Finalization and Testing:

Due to a lack of processing power, this analysis could only take 10,000 samples out of the original 3 million, and because of this, the validity of train and test came into question. To address the issue of train test validity, this analysis built a data pipeline that took random samples from the original data frame and tested it on the built model. This method allowed for stringent testing on the finale model and allowed this analysis to see how well the model would generalize. In summary, the finale XgBoost had a train score of 42% accuracy and an average test score of 38% accuracy.


Summary:

The overall accuracy is, at the very least, poor.
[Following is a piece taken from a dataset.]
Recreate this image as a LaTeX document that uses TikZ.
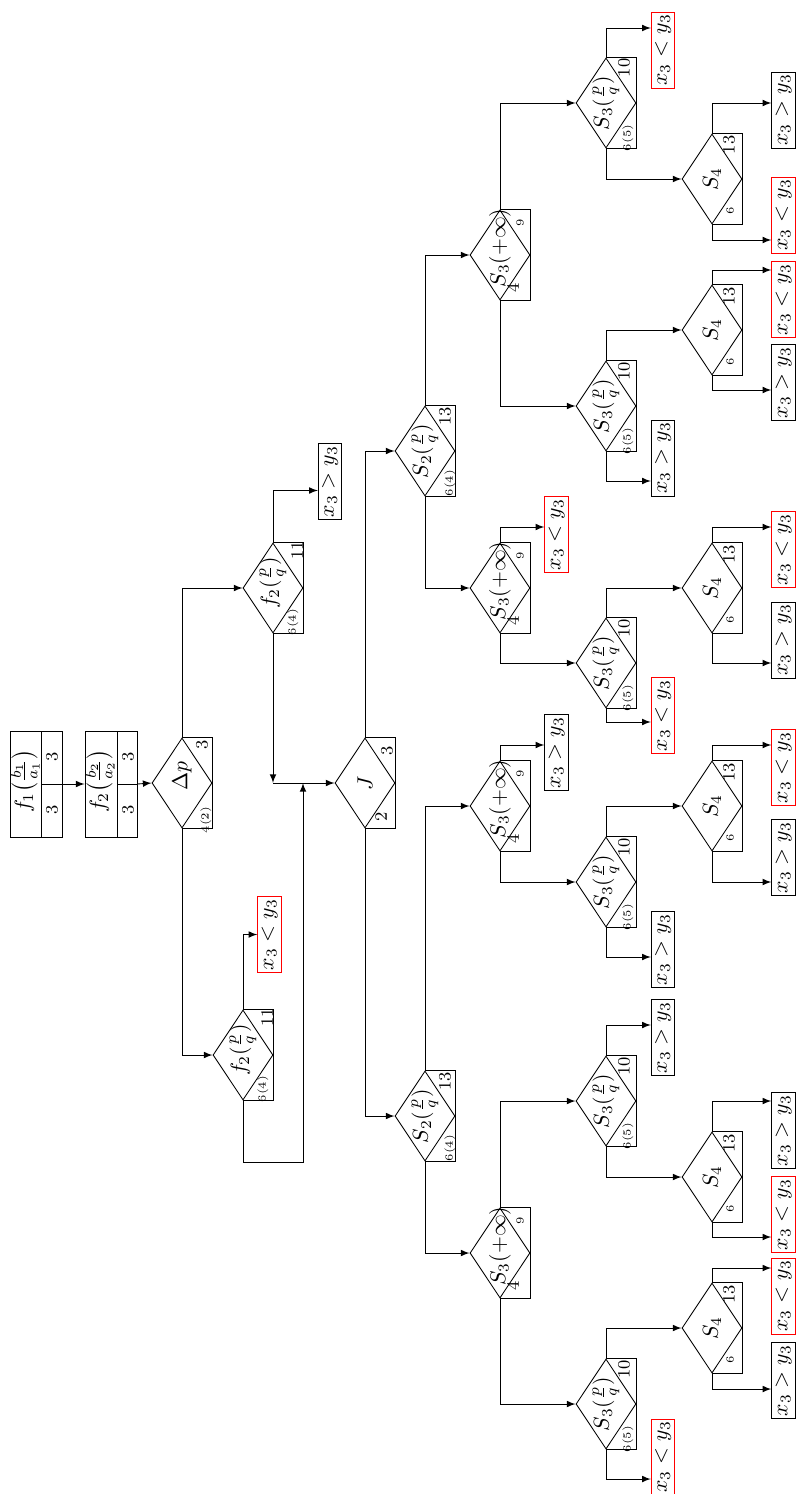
\documentclass[tikz,border=0pt]{standalone}
\usepackage{amsmath}
\usepackage{amssymb}
\usepackage{tikz}
\usetikzlibrary{shapes.geometric,calc}

\begin{document}
\begin{tikzpicture}[x=0.46pt,y=-0.46pt,>=latex,
    dec/.style={diamond,draw,inner sep=0pt,minimum width=27.6pt,minimum height=41.4pt},
    rot/.style={rotate=90,inner sep=0pt},
    num/.style={rot,font=\footnotesize},
    sub/.style={rot,font=\tiny},
    leaf/.style={draw,rotate=90,inner sep=1pt,minimum width=34.5pt,minimum height=10.8pt},
    leafr/.style={leaf,draw=red}]
    \useasboundingbox (0,0) rectangle (795,1494);

    % start boxes
    \node[draw,inner sep=0pt,minimum width=23.9pt,minimum height=48.8pt] (f1) at (36,784) {};
    \draw (41,731)--(41,837);
    \draw (41,784)--(f1.east);
    \node[rot] (f1t) at (25,781) {$f_1\bigl(\frac{b_1}{a_1}\bigr)$};
    \node[num] (f1a) at (52,757) {3};
    \node[num] (f1b) at (52,810) {3};
    \node[draw,inner sep=0pt,minimum width=23.9pt,minimum height=48.8pt] (f2) at (111,784) {};
    \draw (117,731)--(117,837);
    \draw (117,784)--(f2.east);
    \node[rot] (f2t) at (100,781) {$f_2\bigl(\frac{b_2}{a_2}\bigr)$};
    \node[num] (f2a) at (128,757) {3};
    \node[num] (f2b) at (128,810) {3};
    \draw[->] (f1.east)--(f2.west);

    % level 1
    \node[dec] (D) at (182,783) {};
    \draw (D.north) -| (D.east) |- (D.south);
    \node[rot] (Dt) at ($(D)+(0,-7)$) {$\Delta p$};
    \node[num] (D1) at ($(D)+(20,-38)$) {3};
    \node[sub] (D2) at ($(D)+(24,37)$) {4(2)};
    \draw[->] (f2.east)--(D.west);

    % level 2
    \node[dec] (F1) at (273,588) {};
    \draw (F1.north) -| (F1.east) |- (F1.south);
    \node[rot] (F1t) at ($(F1)+(0,-5)$) {$f_2(\frac{p}{q})$};
    \node[num] (F11) at ($(F1)+(24,-38)$) {11};
    \node[sub] (F12) at ($(F1)+(20,34)$) {6(4)};
    \node[dec] (F2) at (243,1055) {};
    \draw (F2.north) -| (F2.east) |- (F2.south);
    \node[rot] (F2t) at ($(F2)+(0,-5)$) {$f_2(\frac{p}{q})$};
    \node[num] (F21) at ($(F2)+(24,-38)$) {11};
    \node[sub] (F22) at ($(F2)+(20,34)$) {6(4)};
    \draw[->] (D.north) |- (F1.west);
    \draw[->] (D.south) |- (F2.west);
    \node[leaf] (L1) at (330,481.5) {$x_3>y_3$};
    \node[leafr] (L2) at (269.5,934.5) {$x_3<y_3$};
    \draw[->] (F1.north) |- ($(L1.north)+(0,9)$);
    \draw[->] (F2.north) |- (L2.north);

    % level 3
    \node[dec] (J) at (365,783) {};
    \draw (J.north) -| (J.east) |- (J.south);
    \node[rot] (Jt) at (J) {$J$};
    \node[num] (J1) at ($(J)+(22,-32)$) {3};
    \node[num] (J2) at ($(J)+(16,34)$) {2};
    \coordinate (in1) at (273,783);
    \coordinate (in2) at (303,783);
    \draw[->] (F1.south)--(in1);
    \draw[->] (F2.south)--++(0,62) -| (in2);
    \draw[->] (in1)--(J.west);

    % level 4
    \node[dec] (S1) at (425,451) {};
    \draw (S1.north) -| (S1.east) |- (S1.south);
    \node[rot] (S1t) at (S1) {$S_2(\frac{p}{q})$};
    \node[num] (S11) at ($(S1)+(20,-35)$) {13};
    \node[sub] (S12) at ($(S1)+(25,32)$) {6(4)};
    \node[dec] (S2) at (425,1116) {};
    \draw (S2.north) -| (S2.east) |- (S2.south);
    \node[rot] (S2t) at (S2) {$S_2(\frac{p}{q})$};
    \node[num] (S21) at ($(S2)+(20,-35)$) {13};
    \node[sub] (S22) at ($(S2)+(25,32)$) {6(4)};
    \draw[->] (J.north) |- (S1.west);
    \draw[->] (J.south) |- (S2.west);

    % level 5
    \node[dec] (T1) at (500,255) {};
    \node[dec] (T2) at (500,588) {};
    \node[dec] (T3) at (500,806) {};
    \node[dec] (T4) at (500,1253) {};
    \draw (T1.north) -| (T1.east) |- (T1.south);
    \draw (T2.north) -| (T2.east) |- (T2.south);
    \draw (T3.north) -| (T3.east) |- (T3.south);
    \draw (T4.north) -| (T4.east) |- (T4.south);
    \node[rot] (T1t) at ($(T1)+(0,-7)$) {$S_3(+\infty)$};
    \node[rot] (T2t) at ($(T2)+(0,-7)$) {$S_3(+\infty)$};
    \node[rot] (T3t) at ($(T3)+(0,-7)$) {$S_3(+\infty)$};
    \node[rot] (T4t) at ($(T4)+(0,-7)$) {$S_3(+\infty)$};
    \node[sub] (T11) at ($(T1)+(20,-32)$) {9};
    \node[sub] (T21) at ($(T2)+(20,-32)$) {9};
    \node[sub] (T31) at ($(T3)+(20,-32)$) {9};
    \node[sub] (T41) at ($(T4)+(20,-32)$) {9};
    \node[num] (T12) at ($(T1)+(13,33)$) {4};
    \node[num] (T22) at ($(T2)+(13,33)$) {4};
    \node[num] (T32) at ($(T3)+(13,33)$) {4};
    \node[num] (T42) at ($(T4)+(13,33)$) {4};
    \draw[->] (S1.north) |- (T1.west);
    \draw[->] (S1.south) |- (T2.west);
    \draw[->] (S2.north) |- (T3.west);
    \draw[->] (S2.south) |- (T4.west);
    \node[leafr] (G1) at (556.5,534.5) {$x_3<y_3$};
    \node[leaf] (G2) at (556.5,752.5) {$x_3>y_3$};
    \draw[->] (T2.north) |- ($(G1.north)+(0,-7.5)$);
    \draw[->] (T3.north) |- ($(G2.north)+(0,-7.5)$);

    % level 6
    \node[dec] (U1) at (606,103) {};
    \node[dec] (U2) at (606,406) {};
    \node[dec] (U3) at (606,663) {};
    \node[dec] (U4) at (606,882) {};
    \node[dec] (U5) at (606,1101) {};
    \node[dec] (U6) at (606,1404) {};
    \draw (U1.north) -| (U1.east) |- (U1.south);
    \draw (U2.north) -| (U2.east) |- (U2.south);
    \draw (U3.north) -| (U3.east) |- (U3.south);
    \draw (U4.north) -| (U4.east) |- (U4.south);
    \draw (U5.north) -| (U5.east) |- (U5.south);
    \draw (U6.north) -| (U6.east) |- (U6.south);
    \node[rot] (U1t) at (U1) {$S_3(\frac{p}{q})$};
    \node[rot] (U2t) at (U2) {$S_3(\frac{p}{q})$};
    \node[rot] (U3t) at (U3) {$S_3(\frac{p}{q})$};
    \node[rot] (U4t) at (U4) {$S_3(\frac{p}{q})$};
    \node[rot] (U5t) at (U5) {$S_3(\frac{p}{q})$};
    \node[rot] (U6t) at (U6) {$S_3(\frac{p}{q})$};
    \node[num] (U11) at ($(U1)+(18,-35)$) {10};
    \node[num] (U21) at ($(U2)+(18,-35)$) {10};
    \node[num] (U31) at ($(U3)+(18,-35)$) {10};
    \node[num] (U41) at ($(U4)+(18,-35)$) {10};
    \node[num] (U51) at ($(U5)+(18,-35)$) {10};
    \node[num] (U61) at ($(U6)+(18,-35)$) {10};
    \node[sub] (U12) at ($(U1)+(22,35)$) {6(5)};
    \node[sub] (U22) at ($(U2)+(22,35)$) {6(5)};
    \node[sub] (U32) at ($(U3)+(22,35)$) {6(5)};
    \node[sub] (U42) at ($(U4)+(22,35)$) {6(5)};
    \node[sub] (U52) at ($(U5)+(22,35)$) {6(5)};
    \node[sub] (U62) at ($(U6)+(22,35)$) {6(5)};
    \draw[->] (T1.north) |- (U1.west);
    \draw[->] (T1.south) |- (U2.west);
    \draw[->] (T2.south) |- (U3.west);
    \draw[->] (T3.south) |- (U4.west);
    \draw[->] (T4.north) |- (U5.west);
    \draw[->] (T4.south) |- (U6.west);
    \node[leafr] (H1) at (663,50) {$x_3<y_3$};
    \node[leaf] (H2) at (663,458) {$x_3>y_3$};
    \node[leafr] (H3) at (663,715.5) {$x_3<y_3$};
    \node[leaf] (H4) at (663,949.5) {$x_3>y_3$};
    \node[leaf] (H5) at (663,1037.5) {$x_3>y_3$};
    \node[leafr] (H6) at (663,1457) {$x_3<y_3$};
    \draw[->] (U1.north) |- ($(H1.north)+(0,-22)$);
    \draw[->] (U2.south) |- ($(H2.north)+(0,23)$);
    \draw[->] (U3.south) |- ($(H3.north)+(0,6.5)$);
    \draw[->] (U4.south) |- ($(H4.north)+(0,7.5)$);
    \draw[->] (U5.north) |- ($(H5.north)+(0,-12.5)$);
    \draw[->] (U6.south) |- ($(H6.north)+(0,22)$);

    % level 7
    \node[dec] (V1) at (712,179) {};
    \node[dec] (V2) at (712,330) {};
    \node[dec] (V3) at (712,588) {};
    \node[dec] (V4) at (712,806) {};
    \node[dec] (V5) at (712,1177) {};
    \node[dec] (V6) at (712,1328) {};
    \draw (V1.north) -| (V1.east) |- (V1.south);
    \draw (V2.north) -| (V2.east) |- (V2.south);
    \draw (V3.north) -| (V3.east) |- (V3.south);
    \draw (V4.north) -| (V4.east) |- (V4.south);
    \draw (V5.north) -| (V5.east) |- (V5.south);
    \draw (V6.north) -| (V6.east) |- (V6.south);
    \node[rot] (V1t) at (V1) {$S_4$};
    \node[rot] (V2t) at (V2) {$S_4$};
    \node[rot] (V3t) at (V3) {$S_4$};
    \node[rot] (V4t) at (V4) {$S_4$};
    \node[rot] (V5t) at (V5) {$S_4$};
    \node[rot] (V6t) at (V6) {$S_4$};
    \node[num] (V11) at ($(V1)+(17,-34)$) {13};
    \node[num] (V21) at ($(V2)+(17,-34)$) {13};
    \node[num] (V31) at ($(V3)+(17,-34)$) {13};
    \node[num] (V41) at ($(V4)+(17,-34)$) {13};
    \node[num] (V51) at ($(V5)+(17,-34)$) {13};
    \node[num] (V61) at ($(V6)+(17,-34)$) {13};
    \node[sub] (V12) at ($(V1)+(18,32)$) {6};
    \node[sub] (V22) at ($(V2)+(18,32)$) {6};
    \node[sub] (V32) at ($(V3)+(18,32)$) {6};
    \node[sub] (V42) at ($(V4)+(18,32)$) {6};
    \node[sub] (V52) at ($(V5)+(18,32)$) {6};
    \node[sub] (V62) at ($(V6)+(18,32)$) {6};
    \draw[->] (U1.south) |- (V1.west);
    \draw[->] (U2.north) |- (V2.west);
    \draw[->] (U3.north) |- (V3.west);
    \draw[->] (U4.north) |- (V4.west);
    \draw[->] (U5.south) |- (V5.west);
    \draw[->] (U6.north) |- (V6.west);
    \node[leaf] (R1) at (783.5,110) {$x_3>y_3$};
    \node[leafr] (R2) at (783.5,215) {$x_3<y_3$};
    \node[leafr] (R3) at (783.5,299.5) {$x_3<y_3$};
    \node[leaf] (R4) at (783.5,382.5) {$x_3>y_3$};
    \node[leafr] (R5) at (783.5,549.5) {$x_3<y_3$};
    \node[leaf] (R6) at (783.5,640) {$x_3>y_3$};
    \node[leafr] (R7) at (783.5,767.5) {$x_3<y_3$};
    \node[leaf] (R8) at (783.5,857.5) {$x_3>y_3$};
    \node[leaf] (R9) at (783.5,1130.5) {$x_3>y_3$};
    \node[leafr] (R10) at (783.5,1214.5) {$x_3<y_3$};
    \node[leafr] (R11) at (783.5,1296) {$x_3<y_3$};
    \node[leaf] (R12) at (783.5,1380.5) {$x_3>y_3$};
    \draw[->] (V1.north) |- ($(R1.north)+(0,-7)$);
    \draw[->] (V1.south) |- ($(R2.north)+(0,25)$);
    \draw[->] (V2.north) |- ($(R3.north)+(0,-29.5)$);
    \draw[->] (V2.south) |- ($(R4.north)+(0,7.5)$);
    \draw[->] (V3.north) |- ($(R5.north)+(0,-22.5)$);
    \draw[->] (V3.south) |- ($(R6.north)+(0,23)$);
    \draw[->] (V4.north) |- ($(R7.north)+(0,-22.5)$);
    \draw[->] (V4.south) |- ($(R8.north)+(0,24.5)$);
    \draw[->] (V5.north) |- ($(R9.north)+(0,-29.5)$);
    \draw[->] (V5.south) |- ($(R10.north)+(0,22.5)$);
    \draw[->] (V6.north) |- ($(R11.north)+(0,-28)$);
    \draw[->] (V6.south) |- ($(R12.north)+(0,8.5)$);
\end{tikzpicture}
\end{document}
The current XgBoost model performs only marginally better than random chance. More work obviously needs to be done in order to make this model better at predicting. Bringing in new features could improve the model’s accuracy. It would be expected that features such as location, product type, and purchase date would affect customer review ratings. There could also be additional features that could be created via feature engineering, such as polarity for the title of the review, most common words by ratings, and binning polarity scores. Combining four- and five-star reviews could also improve the accuracy of the final model. The conjecture is that the difference between four- and five-star ratings is slight, and therefore, any model would find it difficult to differentiate four- and five-stars ratings. Any one of the techniques mentioned could greatly improve upon the model’s overall predictive capabilities.